# Identifying my car alarm.



## ComradeX (Dec 6, 2008)

I have a used 1995 Mercury Tracer with what I assume is an aftermarket alarm. 

Yesterday my remote stopped working, leaving the alarm permanently engaged. No one can tell me what kind of alarm it is by the remote (there are no identifying marks on it beyond the word 'Typhoon' which doesn't seem to be a brand name).

This is not the first time this has happened, but it's not a dead battery issue so I am trying to find out everything I can about the alarm. 

I can't open the door without it going off, obviously, but I need to know where to look so that I can identify the model of the alarm and either uninstall it, get a new remote, or else figure out what the problem might be.

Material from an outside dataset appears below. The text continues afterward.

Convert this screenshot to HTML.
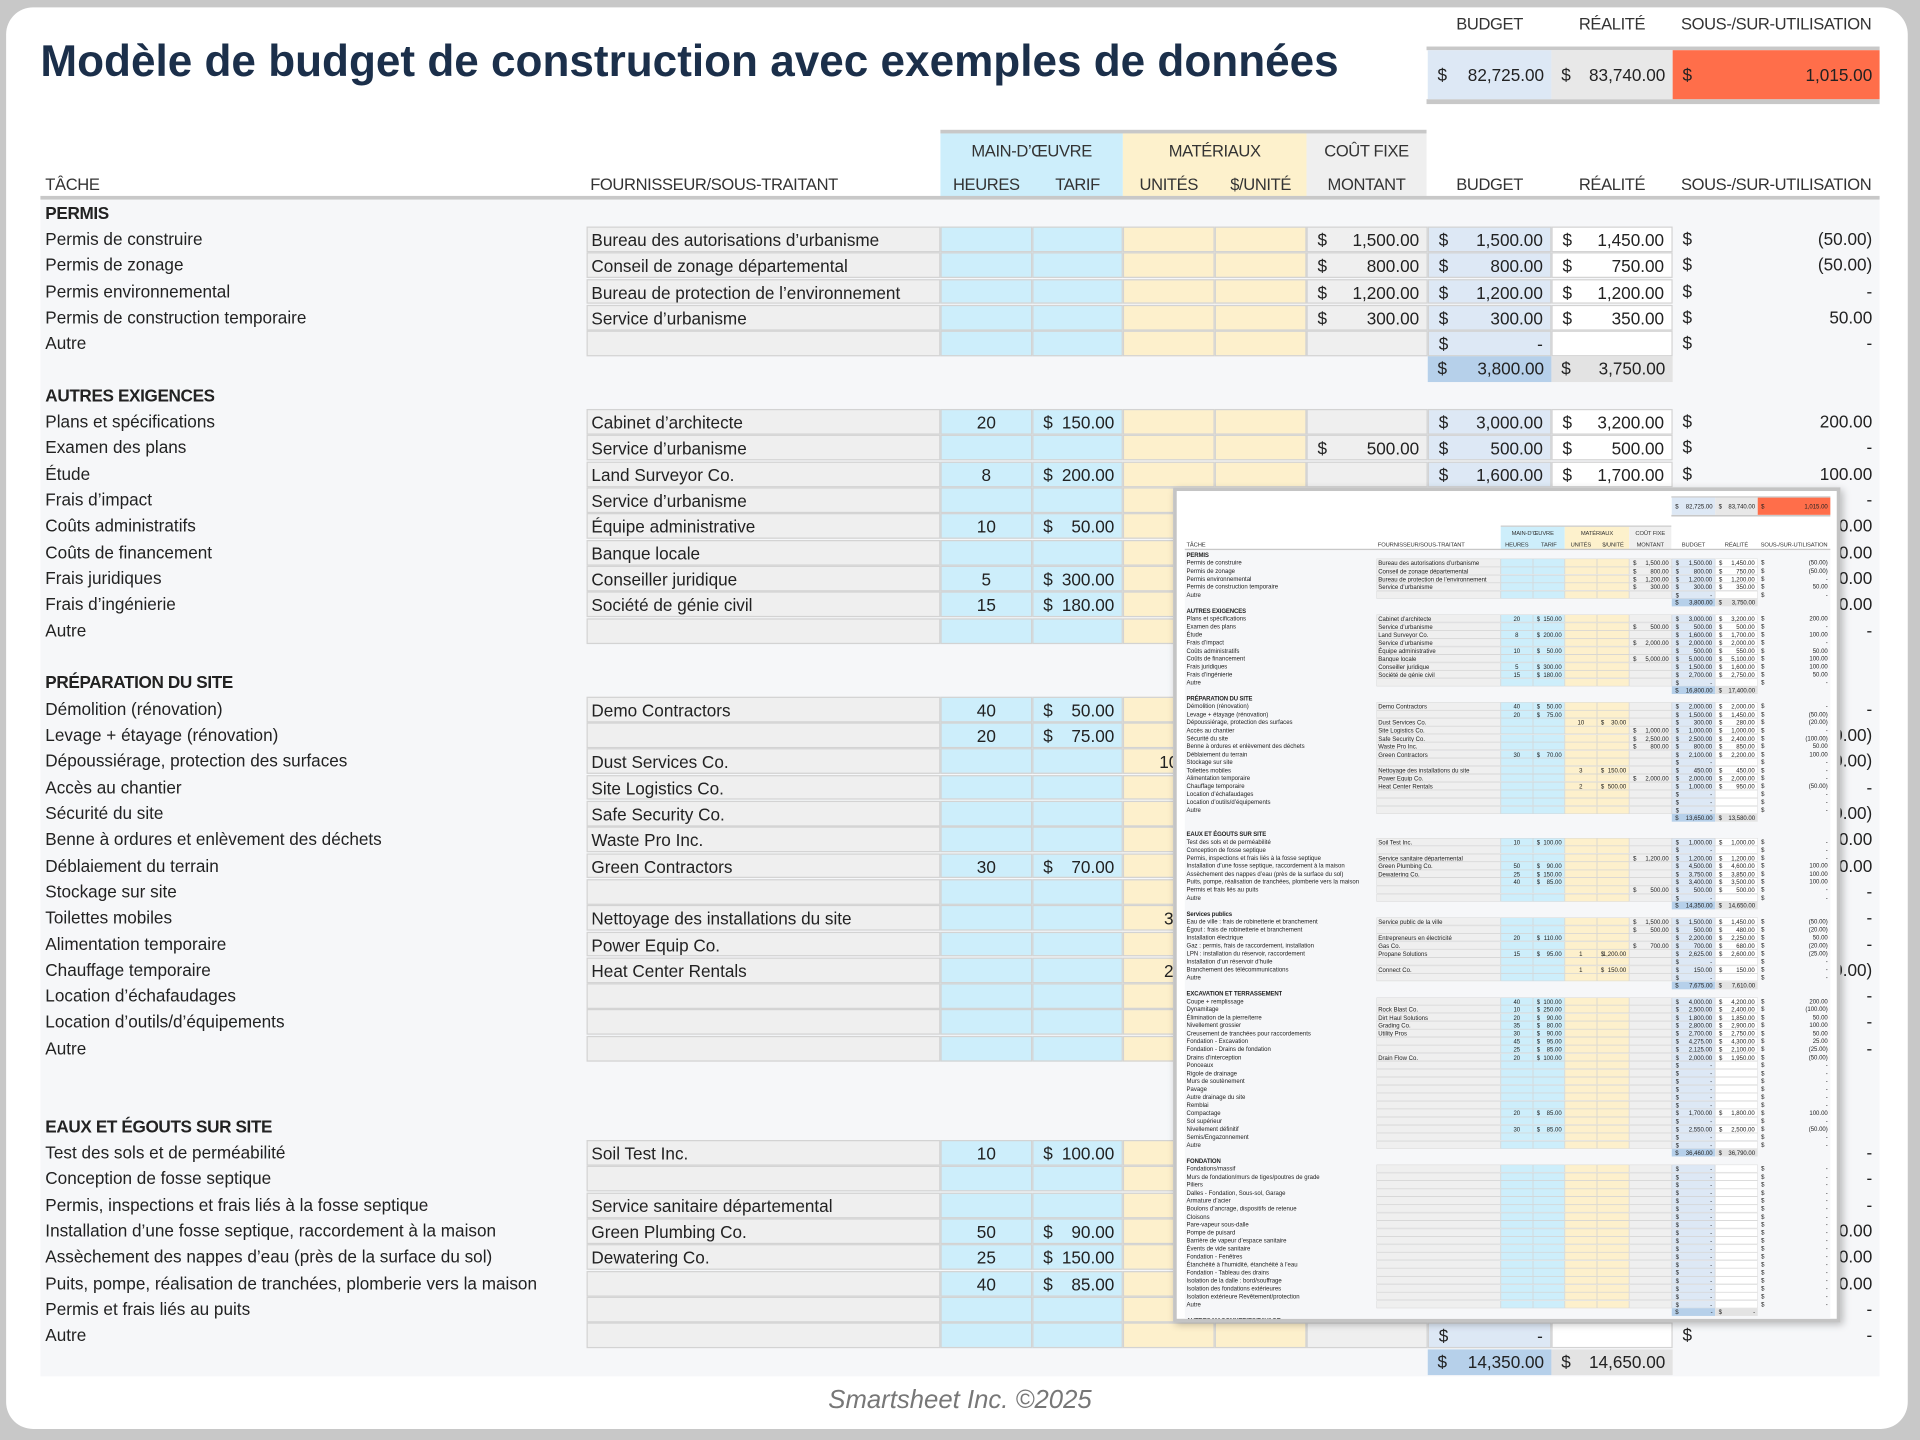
<!DOCTYPE html>
<html><head><meta charset="utf-8">
<style>
html,body{margin:0;padding:0;background:#c8c8c8;}
body{width:1920px;height:1440px;overflow:hidden;position:relative;}
#wrap{position:absolute;left:0;top:0;width:1568px;height:1176px;transform:scale(1.22449);transform-origin:0 0;font-family:"Liberation Sans",sans-serif;color:#222;}
#frame{position:absolute;left:5px;top:6px;width:1553px;height:1161px;background:#fff;border-radius:22px;overflow:hidden;}
.a{position:absolute;white-space:nowrap;box-sizing:border-box;}
.c{position:absolute;box-sizing:border-box;font-size:14px;white-space:nowrap;overflow:hidden;}
.d{position:absolute;left:8px;}
.v{position:absolute;right:6px;}
#inset{position:absolute;left:958px;top:398px;width:545px;height:682px;overflow:hidden;background:#fff;border:3px solid #c4c4c4;box-sizing:border-box;box-shadow:2px 2px 6px rgba(0,0,0,.25);}
#mini{position:absolute;left:-5px;top:-9px;width:1568px;height:2000px;transform:scale(0.351);transform-origin:0 0;}
</style></head><body>
<div id="wrap">
<div id="frame"></div>
<div id="main" class="a" style="left:0;top:0;width:1568px;height:1176px"></div>
<div class="a" style="left:33px;top:29px;font-size:36px;font-weight:bold;color:#1b2f4a;letter-spacing:0px">Modèle de budget de construction avec exemples de données</div>
<div id="inset"><div id="mini"></div></div>
<div class="a" style="left:0;width:1568px;top:1132px;text-align:center;font-size:21px;font-style:italic;color:#777">Smartsheet Inc. ©2025</div>
</div>
<script>
function fmt(v){if(v===0)return '-';var n=Math.abs(v);var s=n.toFixed(2);var p=s.split('.');p[0]=p[0].replace(/\B(?=(\d{3})+(?!\d))/g,',');s=p[0]+'.'+p[1];return v<0?'('+s+')':s;}
var C={f:[479,768],h:[768,843],ta:[843,917],u:[917,992],pu:[992,1067],m:[1067,1166],b:[1166,1267],r:[1267,1366],s:[1366,1535]};
function cell(k,top,h,bg,inner,bd){var x=C[k];return '<div class="c" style="left:'+x[0]+'px;top:'+top+'px;width:'+(x[1]-x[0])+'px;height:'+h+'px;line-height:'+h+'px;background:'+bg+';'+(bd?'border:1px solid #d3d3d3;':'')+'">'+inner+'</div>';}
function money(v){return '<span class="d">$</span><span class="v">'+v+'</span>';}
function R(t,f,o){o=o||{};o.t=t;o.f=f;o.k='r';return o;}
function H(t){return {k:'h',t:t};}
function T(b,r){return {k:'t',b:b,r:r};}
var B={k:'x'};
var rows=[H('PERMIS'),
R('Permis de construire','Bureau des autorisations d’urbanisme',{m:1500,b:1500,r:1450}),
R('Permis de zonage','Conseil de zonage départemental',{m:800,b:800,r:750}),
R('Permis environnemental','Bureau de protection de l’environnement',{m:1200,b:1200,r:1200}),
R('Permis de construction temporaire','Service d’urbanisme',{m:300,b:300,r:350}),
R('Autre',''),T(3800,3750),
H('AUTRES EXIGENCES'),
R('Plans et spécifications','Cabinet d’architecte',{h:20,ta:150,b:3000,r:3200}),
R('Examen des plans','Service d’urbanisme',{m:500,b:500,r:500}),
R('Étude','Land Surveyor Co.',{h:8,ta:200,b:1600,r:1700}),
R('Frais d’impact','Service d’urbanisme',{m:2000,b:2000,r:2000}),
R('Coûts administratifs','Équipe administrative',{h:10,ta:50,b:500,r:550}),
R('Coûts de financement','Banque locale',{m:5000,b:5000,r:5100}),
R('Frais juridiques','Conseiller juridique',{h:5,ta:300,b:1500,r:1600}),
R('Frais d’ingénierie','Société de génie civil',{h:15,ta:180,b:2700,r:2750}),
R('Autre',''),T(16800,17400),
H('PRÉPARATION DU SITE'),
R('Démolition (rénovation)','Demo Contractors',{h:40,ta:50,b:2000,r:2000}),
R('Levage + étayage (rénovation)','',{h:20,ta:75,b:1500,r:1450}),
R('Dépoussiérage, protection des surfaces','Dust Services Co.',{u:10,pu:30,b:300,r:280}),
R('Accès au chantier','Site Logistics Co.',{m:1000,b:1000,r:1000}),
R('Sécurité du site','Safe Security Co.',{m:2500,b:2500,r:2400}),
R('Benne à ordures et enlèvement des déchets','Waste Pro Inc.',{m:800,b:800,r:850}),
R('Déblaiement du terrain','Green Contractors',{h:30,ta:70,b:2100,r:2200}),
R('Stockage sur site',''),
R('Toilettes mobiles','Nettoyage des installations du site',{u:3,pu:150,b:450,r:450}),
R('Alimentation temporaire','Power Equip Co.',{m:2000,b:2000,r:2000}),
R('Chauffage temporaire','Heat Center Rentals',{u:2,pu:500,b:1000,r:950}),
R('Location d’échafaudages',''),
R('Location d’outils/d’équipements',''),
R('Autre',''),T(13650,13580),B,
H('EAUX ET ÉGOUTS SUR SITE'),
R('Test des sols et de perméabilité','Soil Test Inc.',{h:10,ta:100,b:1000,r:1000}),
R('Conception de fosse septique',''),
R('Permis, inspections et frais liés à la fosse septique','Service sanitaire départemental',{m:1200,b:1200,r:1200}),
R('Installation d’une fosse septique, raccordement à la maison','Green Plumbing Co.',{h:50,ta:90,b:4500,r:4600}),
R('Assèchement des nappes d’eau (près de la surface du sol)','Dewatering Co.',{h:25,ta:150,b:3750,r:3850}),
R('Puits, pompe, réalisation de tranchées, plomberie vers la maison','',{h:40,ta:85,b:3400,r:3500}),
R('Permis et frais liés au puits','',{m:500,b:500,r:500}),
R('Autre',''),T(14350,14650)];
var extra=[{k:'h2',t:'Services publics'},
R('Eau de ville : frais de robinetterie et branchement','Service public de la ville',{m:1500,b:1500,r:1450}),
R('Égout : frais de robinetterie et branchement','',{m:500,b:500,r:480}),
R('Installation électrique','Entrepreneurs en électricité',{h:20,ta:110,b:2200,r:2250}),
R('Gaz : permis, frais de raccordement, installation','Gas Co.',{m:700,b:700,r:680}),
R('LPN : installation du réservoir, raccordement','Propane Solutions',{h:15,ta:95,u:1,pu:1200,b:2625,r:2600}),
R('Installation d’un réservoir d’huile',''),
R('Branchement des télécommunications','Connect Co.',{u:1,pu:150,b:150,r:150}),
R('Autre',''),T(7675,7610),
H('EXCAVATION ET TERRASSEMENT'),
R('Coupe + remplissage','',{h:40,ta:100,b:4000,r:4200}),
R('Dynamitage','Rock Blast Co.',{h:10,ta:250,b:2500,r:2400}),
R('Élimination de la pierre/terre','Dirt Haul Solutions',{h:20,ta:90,b:1800,r:1850}),
R('Nivellement grossier','Grading Co.',{h:35,ta:80,b:2800,r:2900}),
R('Creusement de tranchées pour raccordements','Utility Pros',{h:30,ta:90,b:2700,r:2750}),
R('Fondation - Excavation','',{h:45,ta:95,b:4275,r:4300}),
R('Fondation - Drains de fondation','',{h:25,ta:85,b:2125,r:2100}),
R('Drains d’interception','Drain Flow Co.',{h:20,ta:100,b:2000,r:1950}),
R('Ponceaux',''),R('Rigole de drainage',''),R('Murs de soutènement',''),R('Pavage',''),R('Autre drainage du site',''),R('Remblai',''),
R('Compactage','',{h:20,ta:85,b:1700,r:1800}),R('Sol supérieur',''),
R('Nivellement définitif','',{h:30,ta:85,b:2550,r:2500}),R('Semis/Engazonnement',''),R('Autre',''),T(36460,36790),
H('FONDATION'),
R('Fondations/massif',''),R('Murs de fondation/murs de tiges/poutres de grade',''),R('Piliers',''),R('Dalles - Fondation, Sous-sol, Garage',''),R('Armature d’acier',''),R('Boulons d’ancrage, dispositifs de retenue',''),R('Cloisons',''),R('Pare-vapeur sous-dalle',''),R('Pompe de puisard',''),R('Barrière de vapeur d’espace sanitaire',''),R('Évents de vide sanitaire',''),R('Fondation - Fenêtres',''),R('Étanchéité à l’humidité, étanchéité à l’eau',''),R('Fondation - Tableau des drains',''),R('Isolation de la dalle : bord/souffrage',''),R('Isolation des fondations extérieures',''),R('Isolation extérieure Revêtement/protection',''),R('Autre',''),T(0,0),
H('AUTRES MAÇONNERIES/PAVAGE'),R('',''),R('','')];

function header(){
 var s='';
 var lab=function(x,y,t,w,al){return '<div class="a" style="left:'+x+'px;top:'+y+'px;width:'+w+'px;text-align:'+(al||'center')+';font-size:13.5px;letter-spacing:-0.3px;color:#333">'+t+'</div>';};
 s+=lab(1166,12,'BUDGET',101)+lab(1267,12,'RÉALITÉ',99)+lab(1366,12,'SOUS-/SUR-UTILISATION',169);
 s+='<div class="a" style="left:1165px;top:38px;width:370px;height:3px;background:#c8c8c8"></div>';
 s+='<div class="a" style="left:1165px;top:81px;width:370px;height:4px;background:#c8c8c8"></div>';
 s+='<div class="c" style="left:1166px;top:41px;width:101px;height:40px;line-height:40px;background:#dde8f5">'+money('82,725.00')+'</div>';
 s+='<div class="c" style="left:1267px;top:41px;width:99px;height:40px;line-height:40px;background:#e8e8e8">'+money('83,740.00')+'</div>';
 s+='<div class="c" style="left:1366px;top:41px;width:169px;height:40px;line-height:40px;background:#ff6e4a">'+money('1,015.00')+'</div>';
 s+='<div class="a" style="left:768px;top:106px;width:397px;height:3px;background:#c8c8c8"></div>';
 s+='<div class="a" style="left:768px;top:109px;width:149px;height:52px;background:#cdeefb"></div>';
 s+='<div class="a" style="left:917px;top:109px;width:150px;height:52px;background:#fdf1cc"></div>';
 s+='<div class="a" style="left:1067px;top:109px;width:98px;height:52px;background:#efefef"></div>';
 s+=lab(768,116,'MAIN-D’ŒUVRE',149)+lab(917,116,'MATÉRIAUX',150)+lab(1067,116,'COÛT FIXE',98);
 var y=143;
 s+=lab(37,y,'TÂCHE',200,'left')+lab(482,y,'FOURNISSEUR/SOUS-TRAITANT',280,'left');
 s+=lab(768,y,'HEURES',75)+lab(843,y,'TARIF',74)+lab(917,y,'UNITÉS',75)+lab(992,y,'$/UNITÉ',75)+lab(1067,y,'MONTANT',98)+lab(1166,y,'BUDGET',101)+lab(1267,y,'RÉALITÉ',99)+lab(1366,y,'SOUS-/SUR-UTILISATION',169);
 s+='<div class="a" style="left:33px;top:160px;width:1502px;height:3px;background:#c8c8c8"></div>';
 return s;
}
function sheet(rows,pitch){
 var s='';
 var endY=174+pitch*(rows.length-1)+pitch/2+1;
 s+='<div class="a" style="left:33px;top:163px;width:1502px;height:'+(endY-163)+'px;background:#f6f7f9"></div>';
 s+=header();
 rows.forEach(function(o,i){
  var cy=174+pitch*i,h=pitch-0.4,top=cy-h/2;
  if(o.k=='x')return;
  if(o.k=='h'||o.k=='h2'){s+='<div class="c" style="left:37px;top:'+top+'px;height:'+h+'px;line-height:'+h+'px;font-weight:bold;letter-spacing:-0.3px">'+o.t+'</div>';return;}
  if(o.k=='t'){s+=cell('b',top,h,'#b6d0ea',money(fmt(o.b)))+cell('r',top,h,'#e3e3e3',money(fmt(o.r)));return;}
  s+='<div class="c" style="left:37px;top:'+top+'px;height:'+h+'px;line-height:'+h+'px;width:440px">'+o.t+'</div>';
  s+=cell('f',top,h,'#efefef','<span style="position:absolute;left:3px">'+o.f+'</span>',1);
  s+=cell('h',top,h,'#cdeefb',o.h!=null?'<div style="text-align:center">'+o.h+'</div>':'',1);
  s+=cell('ta',top,h,'#cdeefb',o.ta!=null?money(fmt(o.ta)):'',1);
  s+=cell('u',top,h,'#fdf0cc',o.u!=null?'<div style="text-align:center">'+o.u+'</div>':'',1);
  s+=cell('pu',top,h,'#fdf0cc',o.pu!=null?money(fmt(o.pu)):'',1);
  s+=cell('m',top,h,'#efefef',o.m!=null?money(fmt(o.m)):'',1);
  s+=cell('b',top,h,'#dde8f5',money(o.b!=null?fmt(o.b):'-'),1);
  s+=cell('r',top,h,'#ffffff',o.r!=null?money(fmt(o.r)):'',1);
  s+=cell('s',top,h,'transparent',money(o.r!=null?fmt(o.r-o.b):'-'));
 });
 return s;
}
document.getElementById('main').innerHTML=sheet(rows,21.32);
document.getElementById('mini').innerHTML=sheet(rows.concat(extra),18.55);
</script>
</body></html>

So, my first question is, how do I identify what the make and model of my car alarm is?


----------



## Raylo (Feb 12, 2006)

If it is an aftermarket system there should be a "valet" switch, usually a toggle or pushbutton hidden somewhere that you can use to turn the system off. These can be under the dash, in the glove box, etc. I usually put them in the ashtray. Usually all you need to do is have the ignition key in the "on" position and flip (or press) the switch. Much easier than uninstalling. If you can't find that, and if it really is an aftermarket system, there might be a wire bundle coming off the battery with some fuse holders. Pulling these should also turn it off. Good luck.


----------



## ComradeX (Dec 6, 2008)

Thanks for your advice. The valet switch worked and I was able to take the car in to get identified.


----------



## Raylo (Feb 12, 2006)

Good news. What make/model alarm system did it turn out to be? Were you able to get a new remote?


----------